El proceso anterior -de la revolución pequeñita- ha sido de una inmoralidad y de un arribismo repugnantes. No ya los valores políticos -que ello podía ser, en algún aspecto, legítimo-, sino otros, los que tienen su base misma en la cultura, fueron escarnecidos, tolerando y exaltando en las cúspides a los ignorantuelos de turno.
«Todo es necesario para la Revolución -se decía-. Conviene que las voces revolucionarias aparezcan rodeadas de prestigio ante el pueblo, y así sus gritos y sus acusaciones serán más eficaces.» Hemos tolerado esta explicación hasta hoy, en nombre de la eficacia revolucionaria invocada. Aun creyéndola inmoral y absurda.
Las jerarquías de la cultura llegan quizá a nutrirse del ambiente revolucionario cuando éste es tan poderoso y profundo, que crea y descubre en un pueblo posibilidades culturales nuevas. Ello sólo acontece en las revoluciones auténticas, que se sumergen en la entraña popular y consiguen un módulo vital distinto.
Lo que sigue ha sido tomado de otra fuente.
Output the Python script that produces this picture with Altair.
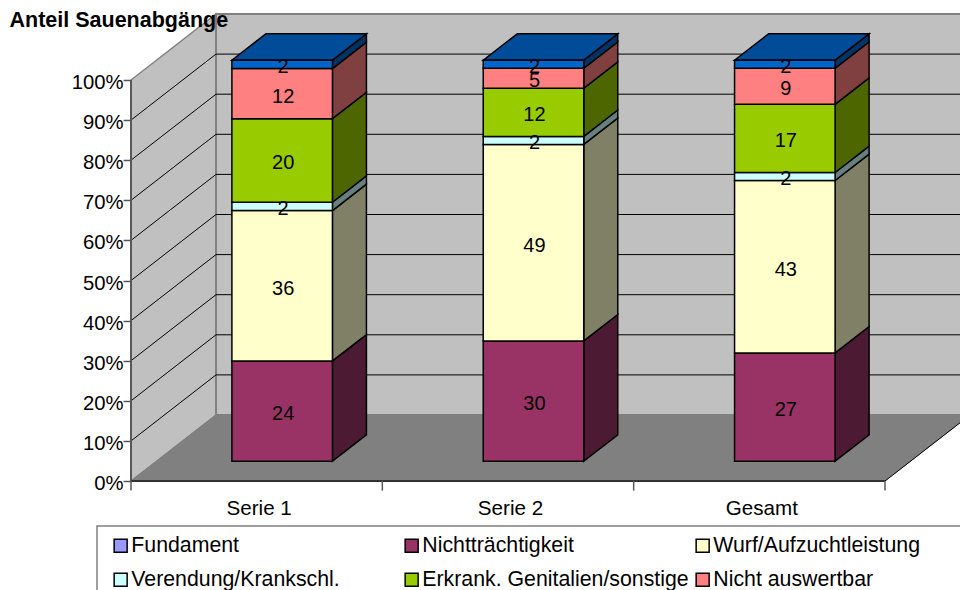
import altair as alt
import pandas as pd

FONT = "Liberation Sans"

# Percent-of-total stacked columns on an oblique 3D floor
categories = ["Serie 1", "Serie 2", "Gesamt"]
series = [
    "Fundament",
    "Nichtträchtigkeit",
    "Wurf/Aufzuchtleistung",
    "Verendung/Krankschl.",
    "Erkrank. Genitalien/sonstige",
    "Nicht auswertbar",
    "Sonstige",
]
values = {
    "Fundament": [0, 0, 0],
    "Nichtträchtigkeit": [24, 30, 27],
    "Wurf/Aufzuchtleistung": [36, 49, 43],
    "Verendung/Krankschl.": [2, 2, 2],
    "Erkrank. Genitalien/sonstige": [20, 12, 17],
    "Nicht auswertbar": [12, 5, 9],
    "Sonstige": [2, 2, 2],
}
front_colors = ["#9999FF", "#993366", "#FFFFCC", "#CCFFFF", "#99CC00", "#FF8080", "#0066CC"]
side_colors = ["#4D4D80", "#4D1A33", "#808066", "#668080", "#4D6600", "#804040", "#003366"]
top_color = "#004C99"
y_ticks = list(range(0, 101, 10))

# Projection: one unit of depth shifts a point right and up, in data units
DX = 85 / 251.33
DY = 66 / 4.01
BAR_W = 0.4
D_FRONT, D_BACK = 0.3, 0.7

x_scale = alt.Scale(domain=[-131 / 251.33, (960 - 131) / 251.33], nice=False, zero=False)
y_scale = alt.Scale(domain=[(481 - 590) / 4.01, 481 / 4.01], nice=False, zero=False)

x_axis = alt.Axis(
    values=[0.5, 1.5, 2.5], orient="bottom", offset=-109, domain=False, ticks=False, grid=False, zindex=1,
    labelFont=FONT, labelFontSize=20.6, labelColor="black", labelPadding=27, labelOffset=2,
    labelExpr="['Serie 1','Serie 2','Gesamt'][floor(datum.value)]", labelBaseline="middle", title=None,
)
y_axis = alt.Axis(
    values=y_ticks, orient="left", offset=-131, domain=False, grid=False, zindex=1, tickColor="#595959",
    tickSize=8, tickWidth=1.5, labelFont=FONT, labelFontSize=20.3, labelColor="black",
    labelPadding=0, labelOffset=2.5, labelExpr="datum.value + '%'",
    title="Anteil Sauenabgänge", titleFont=FONT, titleFontSize=21.5, titleFontWeight="bold",
    titleColor="black", titleAngle=0, titleAlign="left", titleBaseline="alphabetic",
    titleX=-122, titleY=26,
)


def X(field):
    return alt.X(field, type="quantitative", scale=x_scale, axis=x_axis)


def Y(field):
    return alt.Y(field, type="quantitative", scale=y_scale, axis=y_axis)


# Stacked segments, normalised to 100 % per column
faces, sides, tops = [], [], []
for i, cat in enumerate(categories):
    total = sum(values[s][i] for s in series)
    x0 = i + 0.5 - BAR_W / 2
    x1 = i + 0.5 + BAR_W / 2
    cum = 0.0
    for s in series:
        v = values[s][i]
        if v == 0:
            continue
        lo = cum / total * 100
        cum += v
        hi = cum / total * 100
        faces.append({
            "cat": cat, "series": s, "value": v,
            "x": x0 + D_FRONT * DX, "x2": x1 + D_FRONT * DX,
            "y": lo + D_FRONT * DY, "y2": hi + D_FRONT * DY,
            "mx": i + 0.5 + D_FRONT * DX, "my": (lo + hi) / 2 + D_FRONT * DY,
        })
        for d in (D_FRONT, D_BACK):
            sides.append({
                "cat": cat, "series": s,
                "x": x1 + d * DX, "y": lo + d * DY, "y2": hi + d * DY,
            })
    for d in (D_FRONT, D_BACK):
        tops.append({"cat": cat, "x": x0 + d * DX, "x2": x1 + d * DX, "y": 100 + d * DY})

faces = pd.DataFrame(faces)
sides = pd.DataFrame(sides)
tops = pd.DataFrame(tops)

# Chart walls and floor
n = len(categories)
left_wall = alt.Chart(pd.DataFrame({"x": [0, DX], "y": [0, DY], "y2": [100, 100 + DY]})).mark_area(
    fill="#C0C0C0", stroke="#808080", strokeWidth=1.5
).encode(x=X("x"), y=Y("y"), y2="y2:Q")
back_wall = alt.Chart(pd.DataFrame({"x": [DX], "x2": [n + DX], "y": [DY], "y2": [100 + DY]})).mark_rect(
    fill="#C0C0C0", stroke="#808080", strokeWidth=2
).encode(x=X("x"), x2="x2:Q", y=Y("y"), y2="y2:Q")
floor = alt.Chart(pd.DataFrame({"y": [0, DY], "x": [0, DX], "x2": [n, n + DX]})).mark_area(
    orient="horizontal", fill="#808080", stroke="#808080", strokeWidth=1
).encode(y=Y("y"), x=X("x"), x2="x2:Q")

# Gridlines run along the left wall, then across the back wall
grid_rows = []
for p in y_ticks[1:-1]:
    grid_rows += [
        {"level": p, "x": 0, "y": p},
        {"level": p, "x": DX, "y": p + DY},
        {"level": p, "x": n + DX, "y": p + DY},
    ]
grid = alt.Chart(pd.DataFrame(grid_rows)).mark_line(color="black", strokeWidth=1).encode(
    x=X("x"), y=Y("y"), detail="level:N"
)

value_axis = alt.Chart(pd.DataFrame({"x": [0], "y": [0], "y2": [100]})).mark_rule(
    color="#595959", strokeWidth=2
).encode(x=X("x"), y=Y("y"), y2="y2:Q")
front_edge = alt.Chart(pd.DataFrame({"x": [0], "x2": [n], "y": [0]})).mark_rule(
    color="#333333", strokeWidth=2
).encode(x=X("x"), x2="x2:Q", y=Y("y"))
right_edge = alt.Chart(pd.DataFrame({"x": [n, n + DX], "y": [0, DY]})).mark_line(
    color="black", strokeWidth=1
).encode(x=X("x"), y=Y("y"))
cat_ticks = alt.Chart(pd.DataFrame({"x": list(range(n + 1)), "y": [0] * (n + 1), "y2": [-2.4] * (n + 1)})).mark_rule(
    color="#595959", strokeWidth=1.5
).encode(x=X("x"), y=Y("y"), y2="y2:Q")

# Frame behind the legend; it runs past the right and bottom edges of the page
legend_box = alt.Chart(pd.DataFrame({
    "x": [(97 - 131) / 251.33], "x2": [(1000 - 131) / 251.33],
    "y": [(481 - 526) / 4.01], "y2": [(481 - 640) / 4.01],
})).mark_rect(fill="white", stroke="#808080", strokeWidth=1.5).encode(
    x=X("x"), x2="x2:Q", y=Y("y"), y2="y2:Q"
)

# Column side faces, one layer per darker shade
side_layers = [
    alt.Chart(sides[sides["series"] == s]).mark_area(
        fill=c, stroke="black", strokeWidth=1.5
    ).encode(x=X("x"), y=Y("y"), y2="y2:Q", detail="cat:N")
    for s, c in zip(series, side_colors)
    if (sides["series"] == s).any()
]
top_faces = alt.Chart(tops).mark_area(
    orient="horizontal", fill=top_color, stroke="black", strokeWidth=1.5
).encode(y=Y("y"), x=X("x"), x2="x2:Q", detail="cat:N")

front_faces = alt.Chart(faces).mark_rect(stroke="black", strokeWidth=1.5).encode(
    x=X("x"),
    x2="x2:Q",
    y=Y("y"),
    y2="y2:Q",
    color=alt.Color(
        "series:N",
        scale=alt.Scale(domain=series, range=front_colors),
        sort=series,
        legend=alt.Legend(
            orient="none", legendX=95, legendY=520, title=None, columns=3, gridAlign="all", direction="horizontal",
            values=series[:6], symbolType="square", symbolSize=169, symbolStrokeColor="black", symbolStrokeWidth=1.5,
            labelFont=FONT, labelFontSize=21.3, labelColor="black", labelOffset=0, labelLimit=400,
            columnPadding=3, rowPadding=12, padding=15,
        ),
    ),
)
labels = alt.Chart(faces).mark_text(
    font=FONT, fontSize=20, color="black", baseline="middle", dx=1, dy=3
).encode(x=X("mx"), y=Y("my"), text="value:Q")

chart = alt.layer(
    left_wall, back_wall, floor, grid, value_axis, front_edge, right_edge, cat_ticks, legend_box,
    *side_layers, top_faces, front_faces, labels,
).properties(
    width=960, height=590, padding=0, autosize=alt.AutoSizeParams(type="none"), background="white"
).configure_view(stroke=None)

chart.save("out.html", embed_options={"renderer": "svg", "actions": False})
Pero cuando las revoluciones no son tales, sino entretenimientos graciosos de buen burgués, surgen los falseamientos jerárquicos en todas las áreas. El escritor currinche pasa a ser un celebrado literato. El profesor mediocre, un foco inmenso de saber. El mediquillo, un consumado genio. El leguleyo más ínfimo, un prestigio de la toga. En fin, se subvierten las jerarquías, de tal manera infecunda, que peligra la capacidad misma para reconocer los valores superiores, objeto del fraude.
En los últimos meses, ahí estaba el periódico del señor Urgoiti, este corruptor de todas las inteligencias corruptibles aparecidas en España desde hace quince años. El Sol del señor Urgoiti circulaba entre los intelectuales papanatas como las hojas sagradas de la cultura, sin un desliz ni una concesión a la ignorancia de la gente.
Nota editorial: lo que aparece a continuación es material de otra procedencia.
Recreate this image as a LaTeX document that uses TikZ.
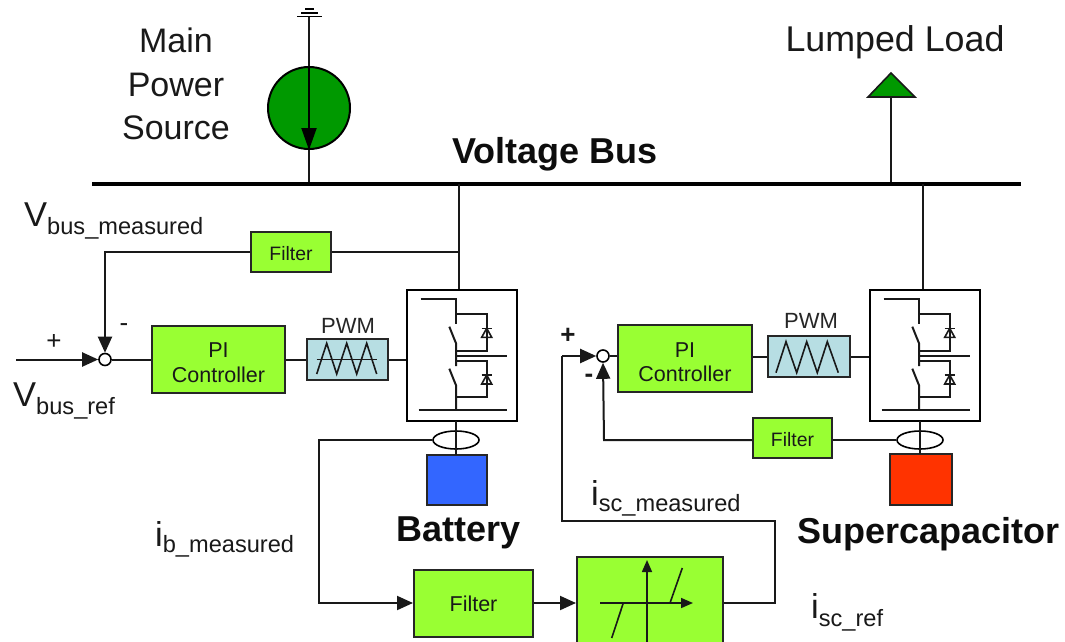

Es lo cierto, sin embargo, que en ese periódico han aparecido los disparates más calificados y las pruebas más notorias de vaciedad intelectual que es posible exhibir al público.
Ahí va un ejemplo. Como en El Sol del señor Urgoiti había un verdadero frenesí por servir a la cultura, iniciaron unas páginas de libros. Encargaron del comentario semanal de libros nuevos a un desconocido currinche, el asturiano Díaz Fernández, que hizo sus folletones con toda pulcritud de tamaño. Pues bien, hablando del libro de Wassermann sobre Colón, escribió ese analfabeto cronista de El Sol antiguo, que era muy interesante porque, entre otras cosas, se demostraba que Colón, al descubrir América, creía haber llegado a tierras de Asia, a la India. De modo que para ese señor Díaz Fernández estaba inédita tal aseveración sobre el descubrimiento. No paran aquí los pequeños deslices. A docenas se cuentan en tonos regocijados por todas las tertulias un poco cultas de Madrid. No añadiremos sino uno más. Hablaba el mismo Díaz Fernández de un libro filosófico de Lenin. (Es sabido que Lenin, auténtico conocedor del marxismo, poseía un buen bagaje de cultura filosófica.) Y en la reseña decía con todo aplomo que Lenin refutaba «el materialismo histórico de Berkeley». Sin comentarios. ¿Qué entenderá ese señor Díaz Fernández por materialismo histórico?
En fin, véase cómo en un periódico que se decía exaltador de los valores culturales se exaltaba en realidad a la incultura. Hay que limpiar la vida española de subversiones así. La revolución que haremos no precisará de esos fraudes valorativos ni que sus elementos aparezcan ante el pueblo sino como lo que en realidad van a ser: ni más ni menos que unos revolucionarios.
Cumplida la etapa revolucionaria burguesa, conviene, repetimos, limpiar las filas de sus residuos inmorales.